▶ **Source data**
________

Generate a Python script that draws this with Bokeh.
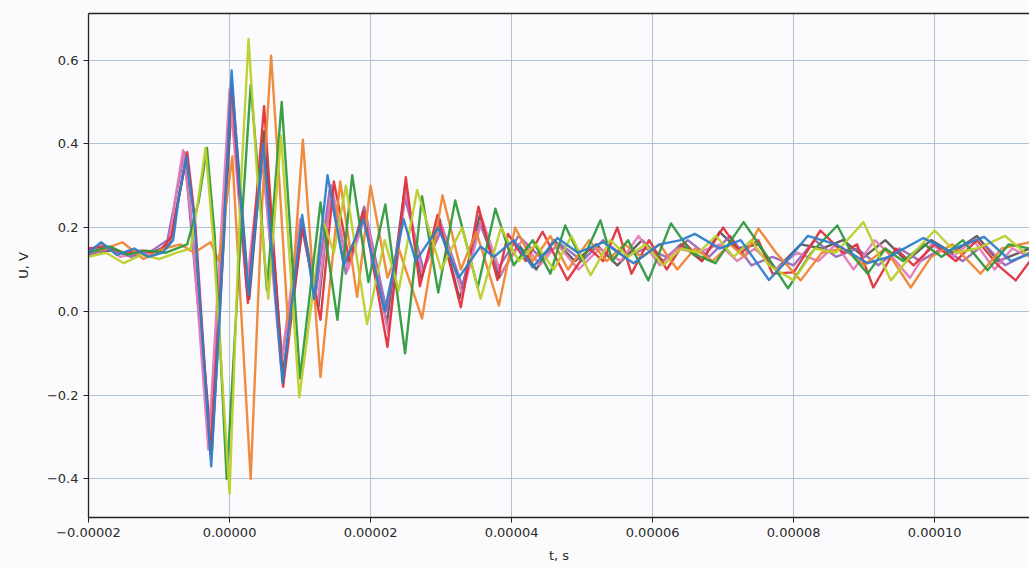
import numpy as np
from bokeh.plotting import figure
from bokeh.models import Range1d, FixedTicker, CustomJSTickFormatter, LinearAxis
from bokeh.embed import file_html
from bokeh.resources import INLINE

# ---- data (time in microseconds, voltage in V) ----
t_blue = [-20, -18.2, -16, -13.5, -11.5, -9.5, -8.0, -7.2, -6.1, -5.0, -2.6, -1.2, 0.3, 1.4, 2.7, 4.8, 7.5, 10.3, 12.0, 13.9,
          16.2, 19.0, 22.0, 24.7, 26.4, 29.6, 32.5, 35.6, 37.5, 40.3, 43.0, 46.5, 49.4, 53.0, 57.3, 61.0,
          64.0, 66.0, 69.5, 72.5, 76.5, 79.0, 82.0, 86.0, 90.5, 93.5, 98.4, 102.0, 107.0, 110.8, 113.5]
u_blue = [0.14, 0.165, 0.135, 0.15, 0.13, 0.14, 0.17, 0.27, 0.37, 0.22, -0.37, 0.05, 0.575, 0.30, 0.04, 0.40, -0.17, 0.23, 0.03, 0.325,
          0.11, 0.22, 0.00, 0.22, 0.12, 0.20, 0.08, 0.155, 0.13, 0.17, 0.105, 0.175, 0.14, 0.165, 0.115, 0.16,
          0.17, 0.185, 0.15, 0.17, 0.075, 0.12, 0.18, 0.16, 0.115, 0.13, 0.175, 0.145, 0.178, 0.12, 0.138]

t_red = [-20, -17.5, -15, -12.5, -10, -8.2, -7.1, -6.0, -4.9, -2.7, -1.3, 0.3, 1.4, 2.6, 4.9, 7.6, 10.3, 12.9, 14.8, 17.0, 19.0,
         22.4, 25.0, 27.0, 29.5, 32.8, 35.3, 38.0, 39.5, 42.0, 44.4, 47.9, 51.0, 53.0, 55.0, 57.0, 59.5,
         62.0, 64.5, 67.0, 70.0, 72.5, 75.0, 77.0, 80.0, 83.8, 87.0, 89.0, 91.3, 94.5, 97.0, 100.0, 103.0,
         106.0, 109.0, 111.5, 113.5]
u_red = [0.15, 0.155, 0.14, 0.145, 0.14, 0.18, 0.28, 0.38, 0.22, -0.34, 0.04, 0.55, 0.28, 0.02, 0.49, -0.18, 0.20, -0.02, 0.31, 0.12, 0.24,
         -0.085, 0.32, 0.06, 0.23, 0.01, 0.25, 0.075, 0.185, 0.12, 0.19, 0.075, 0.15, 0.12, 0.20, 0.09, 0.17,
         0.10, 0.165, 0.12, 0.20, 0.14, 0.17, 0.09, 0.093, 0.193, 0.14, 0.16, 0.057, 0.15, 0.11, 0.16, 0.12,
         0.17, 0.11, 0.074, 0.12]

t_pink = [-20, -18, -15.5, -13, -10.5, -8.5, -7.6, -6.6, -5.4, -3.0, 0.0, 2.4, 4.6, 7.3, 10.0, 12.5, 14.5, 16.8, 19.3,
          22.5, 25.0, 27.3, 30.0, 33.0, 35.8, 38.5, 41.5, 44.0, 46.5, 49.5, 52.5, 55.5, 58.0, 61.0, 63.5,
          66.5, 69.5, 72.0, 74.5, 77.5, 80.5, 83.5, 86.0, 88.5, 91.5, 94.0, 96.5, 99.5, 102.5, 105.5, 108.5,
          111.0, 113.5]
u_pink = [0.145, 0.16, 0.13, 0.14, 0.135, 0.17, 0.28, 0.385, 0.22, -0.33, 0.53, 0.06, 0.38, -0.13, 0.22, 0.02, 0.30, 0.10, 0.23,
          -0.05, 0.29, 0.09, 0.21, 0.04, 0.22, 0.09, 0.17, 0.11, 0.16, 0.10, 0.15, 0.12, 0.18, 0.11, 0.15,
          0.14, 0.16, 0.12, 0.15, 0.10, 0.14, 0.12, 0.16, 0.10, 0.17, 0.13, 0.08, 0.16, 0.13, 0.17, 0.10,
          0.15, 0.13]

t_purple = [-20, -17, -14, -11, -8.8, -6.4, -2.8, 0.2, 2.5, 4.7, 7.4, 10.2, 12.3, 14.2, 16.5, 19.1, 22.3,
            24.9, 27.5, 30.2, 33.0, 35.5, 38.0, 41.0, 44.0, 47.0, 50.0, 53.0, 56.0, 59.0, 62.0, 65.0, 68.0,
            71.0, 74.0, 77.0, 80.0, 83.0, 86.0, 89.0, 92.0, 95.0, 98.0, 101.0, 104.0, 107.0, 110.0, 113.5]
u_purple = [0.135, 0.15, 0.13, 0.145, 0.17, 0.38, -0.30, 0.50, 0.05, 0.36, -0.12, 0.21, 0.05, 0.29, 0.09, 0.25, 0.00,
            0.27, 0.10, 0.20, 0.06, 0.21, 0.10, 0.18, 0.13, 0.16, 0.12, 0.17, 0.13, 0.15, 0.13, 0.17, 0.13,
            0.18, 0.11, 0.13, 0.11, 0.17, 0.13, 0.15, 0.11, 0.15, 0.12, 0.15, 0.12, 0.16, 0.11, 0.14]

t_gray = [-20, -17, -14, -11, -8.5, -6.2, -2.5, 0.4, 2.8, 4.9, 7.6, 10.4, 12.6, 14.4, 16.6, 19.2, 22.3,
          24.9, 27.2, 29.8, 32.6, 35.5, 38.2, 41.0, 43.5, 46.0, 49.0, 52.0, 55.0, 58.5, 61.5, 64.0, 67.0,
          69.5, 72.0, 75.0, 77.5, 81.0, 84.0, 87.0, 90.0, 93.0, 96.0, 99.5, 102.5, 106.0, 109.0, 113.5]
u_gray = [0.14, 0.145, 0.135, 0.14, 0.16, 0.36, -0.33, 0.53, 0.03, 0.43, -0.15, 0.21, 0.01, 0.30, 0.12, 0.23, -0.03,
          0.30, 0.08, 0.22, 0.03, 0.23, 0.08, 0.16, 0.10, 0.17, 0.12, 0.16, 0.11, 0.17, 0.12, 0.16, 0.12,
          0.19, 0.15, 0.16, 0.10, 0.16, 0.15, 0.17, 0.13, 0.17, 0.12, 0.17, 0.14, 0.18, 0.12, 0.15]

t_green = [-20, -17, -14.5, -12, -9, -6.0, -4.4, -3.2, -2.1, -0.4, 1.3, 3.0, 4.2, 5.3, 7.4, 10.0, 12.9, 15.3, 17.4, 19.7, 22.1,
           24.9, 27.3, 29.6, 32.0, 35.2, 37.7, 40.3, 43.0, 45.5, 47.6, 50.0, 52.6, 54.3, 56.5, 59.4, 62.6,
           65.5, 68.9, 72.9, 75.5, 79.2, 82.5, 86.2, 88.5, 90.5, 93.0, 95.5, 98.5, 101.0, 104.0, 107.5,
           110.5, 113.5]
u_green = [0.14, 0.155, 0.135, 0.145, 0.14, 0.16, 0.26, 0.39, 0.18, -0.40, 0.10, 0.54, 0.30, 0.05, 0.50, -0.16, 0.26, -0.02, 0.325, 0.07, 0.255,
           -0.10, 0.275, 0.045, 0.265, 0.057, 0.245, 0.11, 0.17, 0.09, 0.205, 0.12, 0.217, 0.12, 0.17, 0.074, 0.21,
           0.14, 0.115, 0.213, 0.15, 0.055, 0.14, 0.205, 0.13, 0.09, 0.15, 0.12, 0.16, 0.13, 0.17, 0.098,
           0.16, 0.15]

t_olive = [-20, -17.5, -15, -12.5, -10, -7.5, -5.5, -4.5, -3.4, -2.3, 0.0, 1.6, 2.7, 3.9, 5.5, 7.3, 9.9, 13.2, 14.8, 16.5, 19.5,
           22.0, 24.0, 26.6, 30.0, 33.0, 35.6, 38.5, 41.0, 43.5, 46.0, 48.5, 51.2, 54.0, 56.5, 59.0, 61.5,
           64.0, 66.5, 69.0, 71.5, 74.0, 76.5, 80.0, 83.0, 86.0, 89.9, 93.8, 96.5, 100.0, 103.0, 106.0,
           110.0, 113.5]
u_olive = [0.13, 0.14, 0.115, 0.135, 0.125, 0.14, 0.15, 0.26, 0.39, 0.17, -0.435, 0.30, 0.65, 0.33, 0.03, 0.42, -0.205, 0.22, 0.14, 0.30, -0.03,
           0.17, 0.05, 0.29, 0.10, 0.20, 0.03, 0.20, 0.12, 0.16, 0.10, 0.18, 0.086, 0.17, 0.13, 0.16, 0.11,
           0.15, 0.14, 0.18, 0.13, 0.17, 0.11, 0.074, 0.15, 0.14, 0.213, 0.074, 0.13, 0.193, 0.14, 0.15,
           0.18, 0.13]

t_orange = [-20, -17.5, -15.2, -12.2, -9.2, -7.0, -5.0, -2.7, -1.5, 0.4, 3.0, 4.6, 5.9, 7.1, 8.4, 10.4, 12.9, 15.7, 18.1,
            20.0, 22.4, 24.0, 27.3, 30.2, 32.8, 35.0, 38.2, 40.5, 43.0, 45.5, 48.0, 51.0, 53.5, 56.0, 58.5,
            61.0, 63.5, 66.0, 68.5, 71.0, 73.0, 75.0, 77.5, 81.0, 84.0, 87.0, 90.0, 93.0, 96.6, 99.5, 102.5,
            106.5, 109.5, 113.5]
u_orange = [0.14, 0.15, 0.165, 0.125, 0.15, 0.16, 0.14, 0.165, 0.12, 0.37, -0.40, 0.25, 0.61, 0.30, -0.06, 0.41, -0.157, 0.31, 0.034,
            0.30, 0.08, 0.15, -0.017, 0.277, 0.10, 0.19, 0.014, 0.20, 0.12, 0.18, 0.10, 0.17, 0.12, 0.16, 0.13,
            0.16, 0.10, 0.15, 0.12, 0.16, 0.13, 0.198, 0.14, 0.074, 0.14, 0.15, 0.11, 0.15, 0.057, 0.13, 0.16,
            0.09, 0.15, 0.165]

x_ticks = [-0.00002, 0.0, 0.00002, 0.00004, 0.00006, 0.00008, 0.00010]
y_ticks = [-0.4, -0.2, 0.0, 0.2, 0.4, 0.6]

series = [
    (t_gray, u_gray, "#5e5656"),
    (t_purple, u_purple, "#9a68b8"),
    (t_pink, u_pink, "#e57bb6"),
    (t_red, u_red, "#e0323c"),
    (t_orange, u_orange, "#ef8632"),
    (t_green, u_green, "#2f9a3c"),
    (t_olive, u_olive, "#bccf2a"),
    (t_blue, u_blue, "#2f80c8"),
]

BG = "#fbfbfd"
p = figure(width=1029, height=567, output_backend="svg", toolbar_location=None,
           x_range=Range1d(-0.00002, 0.00011345), y_range=Range1d(-0.492, 0.711),
           min_border_left=88, min_border_right=0, min_border_top=13, min_border_bottom=50,
           background_fill_color=BG, border_fill_color=BG)
p.outline_line_color = None

for t, u, c in series:
    p.line(np.array(t) * 1e-6, u, line_color=c, line_width=2.4, line_alpha=0.95, line_join="round")

minus_fmt_x = CustomJSTickFormatter(code="""
    const s = Math.abs(tick).toFixed(5);
    return (tick < -1e-12 ? '\u2212' : '') + s;
""")
minus_fmt_y = CustomJSTickFormatter(code="""
    const s = Math.abs(tick).toFixed(1);
    return (tick < -1e-9 ? '\u2212' : '') + s;
""")

for ax in (p.xaxis[0], p.yaxis[0]):
    ax.axis_line_color = "#222222"
    ax.axis_line_width = 1.3
    ax.major_tick_line_color = "#222222"
    ax.major_tick_out = 5
    ax.major_tick_in = 0
    ax.minor_tick_line_color = None
    ax.major_label_text_font = "DejaVu Sans"
    ax.major_label_text_font_size = "13px"
    ax.major_label_text_color = "#2a2a2a"
    ax.axis_label_text_font = "DejaVu Sans"
    ax.axis_label_text_font_size = "13px"
    ax.axis_label_text_font_style = "normal"
    ax.axis_label_text_color = "#2a2a2a"

p.xaxis[0].ticker = FixedTicker(ticks=x_ticks)
p.yaxis[0].ticker = FixedTicker(ticks=y_ticks)
p.xaxis[0].formatter = minus_fmt_x
p.yaxis[0].formatter = minus_fmt_y
p.xaxis[0].axis_label = "t, s"
p.yaxis[0].axis_label = "U, V"
p.xaxis[0].major_label_standoff = 5
p.xaxis[0].axis_label_standoff = 8
p.yaxis[0].major_label_standoff = 5
p.yaxis[0].axis_label_standoff = 13

top_ax = LinearAxis(axis_line_color="#222222", axis_line_width=1.3,
                    major_tick_line_color=None, minor_tick_line_color=None,
                    major_label_text_font_size="0px", major_label_standoff=0,
                    ticker=FixedTicker(ticks=[]))
p.add_layout(top_ax, "above")

p.xgrid.ticker = FixedTicker(ticks=x_ticks)
p.ygrid.ticker = FixedTicker(ticks=y_ticks)
p.grid.grid_line_color = "#b3c3d6"
p.grid.grid_line_width = 1
p.grid.grid_line_alpha = 1.0

open("out.html", "w").write(file_html(p, INLINE))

________

Transcribe the opening line of the listing above, please, and every line after it through the line with "0.17, 0.11, 0.074, 0.12]", word for word, without pictures.

▶ **Written answer**
Generate a Python script that draws this with Bokeh.
import numpy as np
from bokeh.plotting import figure
from bokeh.models import Range1d, FixedTicker, CustomJSTickFormatter, LinearAxis
from bokeh.embed import file_html
from bokeh.resources import INLINE

# ---- data (time in microseconds, voltage in V) ----
t_blue = [-20, -18.2, -16, -13.5, -11.5, -9.5, -8.0, -7.2, -6.1, -5.0, -2.6, -1.2, 0.3, 1.4, 2.7, 4.8, 7.5, 10.3, 12.0, 13.9,
          16.2, 19.0, 22.0, 24.7, 26.4, 29.6, 32.5, 35.6, 37.5, 40.3, 43.0, 46.5, 49.4, 53.0, 57.3, 61.0,
          64.0, 66.0, 69.5, 72.5, 76.5, 79.0, 82.0, 86.0, 90.5, 93.5, 98.4, 102.0, 107.0, 110.8, 113.5]
u_blue = [0.14, 0.165, 0.135, 0.15, 0.13, 0.14, 0.17, 0.27, 0.37, 0.22, -0.37, 0.05, 0.575, 0.30, 0.04, 0.40, -0.17, 0.23, 0.03, 0.325,
          0.11, 0.22, 0.00, 0.22, 0.12, 0.20, 0.08, 0.155, 0.13, 0.17, 0.105, 0.175, 0.14, 0.165, 0.115, 0.16,
          0.17, 0.185, 0.15, 0.17, 0.075, 0.12, 0.18, 0.16, 0.115, 0.13, 0.175, 0.145, 0.178, 0.12, 0.138]

t_red = [-20, -17.5, -15, -12.5, -10, -8.2, -7.1, -6.0, -4.9, -2.7, -1.3, 0.3, 1.4, 2.6, 4.9, 7.6, 10.3, 12.9, 14.8, 17.0, 19.0,
         22.4, 25.0, 27.0, 29.5, 32.8, 35.3, 38.0, 39.5, 42.0, 44.4, 47.9, 51.0, 53.0, 55.0, 57.0, 59.5,
         62.0, 64.5, 67.0, 70.0, 72.5, 75.0, 77.0, 80.0, 83.8, 87.0, 89.0, 91.3, 94.5, 97.0, 100.0, 103.0,
         106.0, 109.0, 111.5, 113.5]
u_red = [0.15, 0.155, 0.14, 0.145, 0.14, 0.18, 0.28, 0.38, 0.22, -0.34, 0.04, 0.55, 0.28, 0.02, 0.49, -0.18, 0.20, -0.02, 0.31, 0.12, 0.24,
         -0.085, 0.32, 0.06, 0.23, 0.01, 0.25, 0.075, 0.185, 0.12, 0.19, 0.075, 0.15, 0.12, 0.20, 0.09, 0.17,
         0.10, 0.165, 0.12, 0.20, 0.14, 0.17, 0.09, 0.093, 0.193, 0.14, 0.16, 0.057, 0.15, 0.11, 0.16, 0.12,
         0.17, 0.11, 0.074, 0.12]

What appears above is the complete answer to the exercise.